Je conseille absolument aux lecteurs curieux.

Etel Adnan

*Mahmoud a aimé écrire. Il se réfugiait dans son cabanon près du lac et il y écrivait. Il avait confiance dans les mots. Il ne pouvait pas vivre sans eux. L’écriture, c’était une liberté en marge de son métier d’enseignant. Il était en vie en écrivant. Alors que quand il enseignait, il n’avait en bouche que les mots du régime, des mots de propagande, des mots de mort. « Je n’ai jamais vu de Président aussi sage que le président El-Assad. Je n’ai jamais vu un leader comme lui de toute ma vie. Je n’ai jamais vu quelqu’un comme lui ». Pour lui, l’écriture est un lieu de résistance. Ses poèmes parlent du quotidien, mais c’est sa façon à lui de lutter, une résistance douce. Voir ce que personne ne voit, trouver beau ce qui reste caché, une grenouille sous une pierre, et puis, malgré tout ce que la prison lui a pris, ne pas abandonner : rester vivant. [extrait de l’interview de A.W. dans Diacritik]

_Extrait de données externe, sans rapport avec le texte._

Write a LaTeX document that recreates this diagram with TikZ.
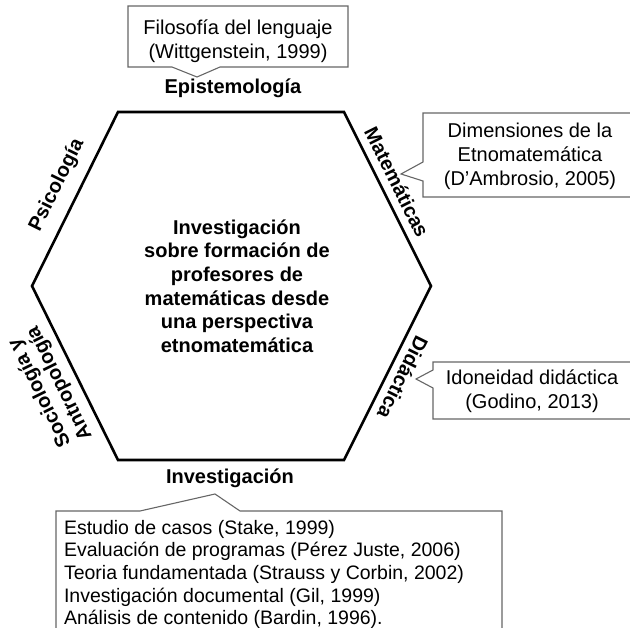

Je dois encore lire 2 livres de la liste des 10 candidats au Prix Livre Inter. Ce Mahmoud se situe à mon avis dans le Top 5. Y figurent dans ma propre liste encore « Feu » de M. Pourchet (même si bon nombre de mes ami(e)s ont défoncé ce livre et n’y ont pas vu de « puissance », ni de portrait d’une société contemporaine, ni ressenti la « concision » des mots choisis (qu’elles ont classé dans la catégorie « hachés »). « Connemara » et « La fille qu’on appelle » pourront – selon moi – également prétendre à une place au podium… Je me réjouis déjà de nos débats.